Pendant qu’ils discutent du matériel, j’observe derrière le bar des photographies de la région qui datent d’avant la seconde guerre : des bûcherons posent fièrement, à califourchon sur un immense frêne qu’ils ont abattu ; un débardeur utilise un cheval de trait pour le transport de troncs ; deux hommes posent à côté d’une meule à aiguiser actionnée par une manivelle, installée entre deux arbres en pleine forêt. Ces images saisissantes semblent immuables.

Je pose quelques questions sur leur provenance, il évoque l’un de ses grands-pères amateur de photographie, la disparition de nombreux métiers, les conséquences du déboisement sur l’érosion des sols, l’impact sur la faune…

Lorsqu’il était adolescent il y eut un éboulement proche d’un ancien site minier de plomb argentifère sur lequel, avec son frère et un ami, ils avaient l’habitude de s’aventurer, rêvant d’un trésor.

Ils remarquèrent l’entrée béante d’une caverne à flanc de montagne, difficile d’accès sans corde. Bouchée jusqu’à aujourd’hui par un amoncellement de rochers, ceux-ci avaient continué leur course quelques dizaines de mètres plus bas.

Le lendemain ils y descendirent en rappel. La cavité était assez haute, mais profonde de trois ou quatre mètres seulement. Ils fouillèrent le sol à l’aide de bâtons, inspectèrent les parois à la recherche de grains et de pépites. Son frère a été le premier à remarquer sur celle du fond, plane et quasi verticale, ce qui ressemblait à un dessin dans des nuances claires sur fond d’un bleu indigo envoûtant. Il leur sembla reconnaitre plusieurs arbres, sans faîtes, mais aux racines bien dessinées. Après une observation attentive, fascinés par la précision des détails, excluant que ça puisse être le résultat de simples infiltrations, car certaines ramifications remontaient vers le haut, ils comprirent qu’il s’agissait d’une image renversée. Ce qu’ils avaient pris pour des racines était en réalité des branches. Il était même possible de distinguer dans l’arrière plan la silhouette précise de la chaine de montagnes qui se situe à quelques kilomètres, parfaitement visible de là. Ils rentrèrent au village décrire leur découverte.

Lorsque quelques jours plus tard, non sans difficulté, ils parvinrent à décider quelques adultes à les accompagner, la paroi s’était beaucoup assombrie, l’image était devenue trop peu lisible pour arriver à les convaincre. Quelques photographies furent réalisées, mais on évoqua surtout Lourdes, on se moqua d’eux gentiment.
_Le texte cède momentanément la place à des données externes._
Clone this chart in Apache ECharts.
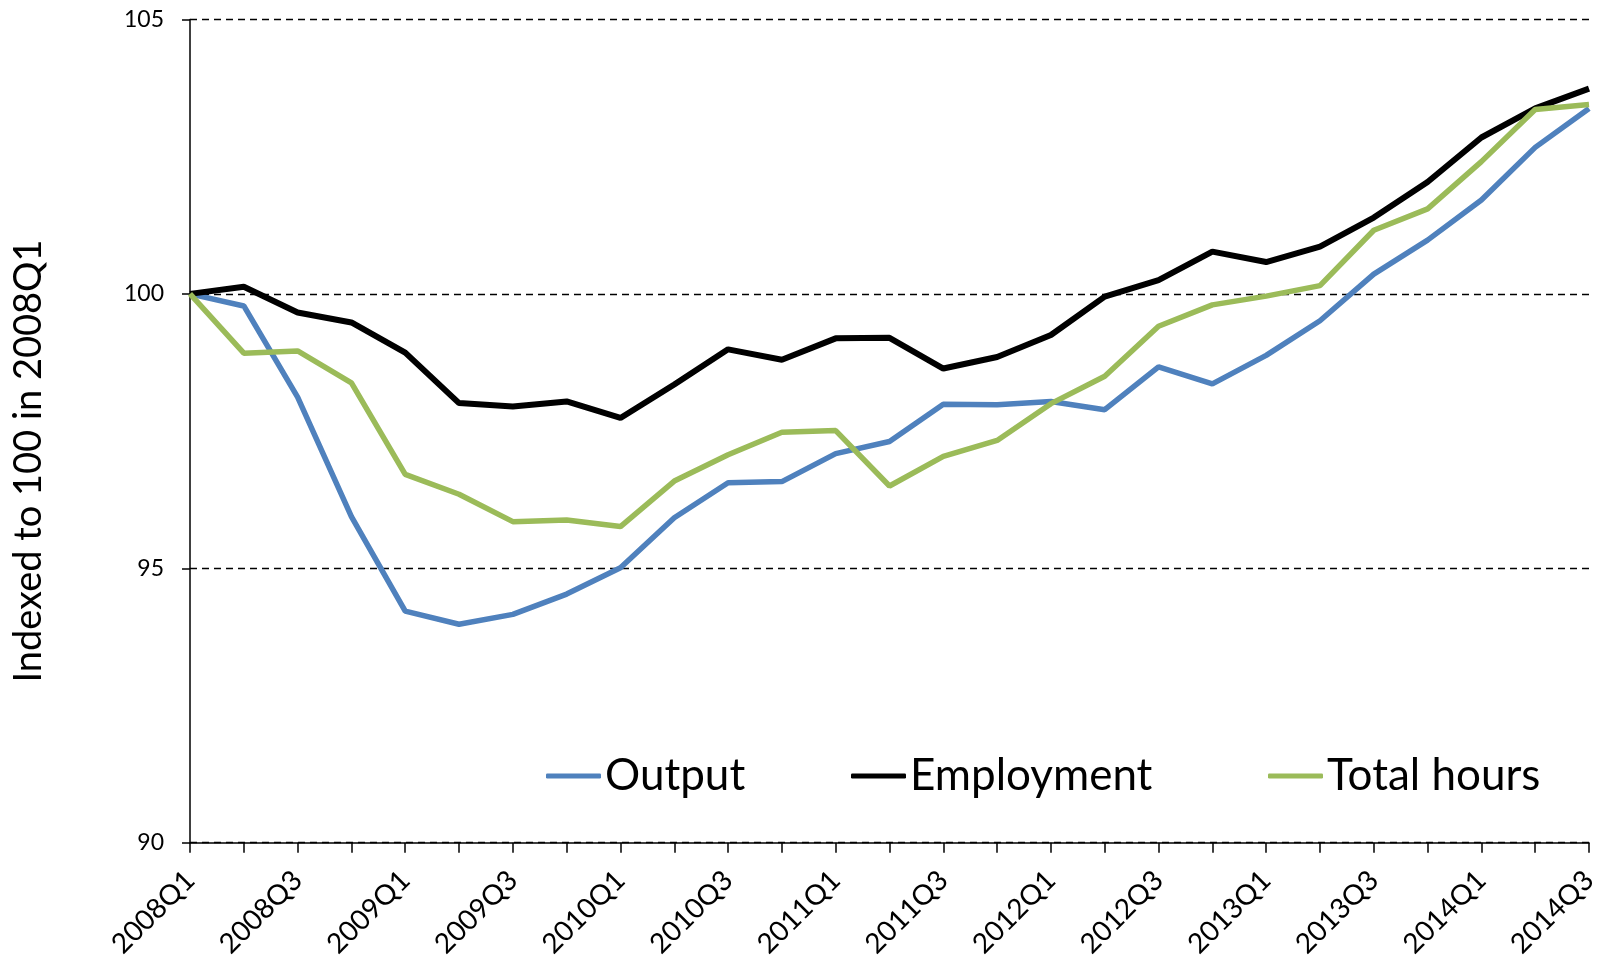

Ce ne sont pas des ouvriers, comme dans la scène du percement du métro dans le film Roma de Federico Fellini, qui provoquent involontairement la destruction de la fresque, mais un éboulement. Celle-ci ne part pas en poussière à cause de l’air saturé d’éléments chimiques, mais exposée à la lumière elle disparait en s’assombrissant, perdant peu à peu son contraste.

Tous les trois, près de cinquante ans plus tard, sont convaincus de n’avoir pas vécu une hallucination.

Il n’y a plus d’arbre aujourd’hui sur ce flanc de montagne. Il semblerait qu’il ait été totalement déboisé dès la fin du Moyen Âge par les verriers qui surexploitaient les forêts de la région pour alimenter leurs fours.

Les conditions auraient-elles pu être réunies pour qu’une photographie “spontanée“ apparaisse sur cette paroi ? Il n’est pas inimaginable qu’à la suite d’un éboulement une fine ouverture ait joué le rôle de trou optique avant de s’obturer complètement. Ce phénomène par lequel de la lumière est transformée en image est connu depuis longtemps.

La lune cornée, c’est-à-dire le chlorure d’argent, fut découverte en Europe à l’époque de la Renaissance par des alchimistes. Lorsqu’il est exposé au soleil, ou à la lumière diffuse, ce composé se colore dans des tons de bleu foncé. On en trouve dans des affleurements de filons d’argent à l’état naturel, sous la forme d’une poudre amorphe et peu soluble, blanchâtre avant qu’elle ne soit exposée à la lumière.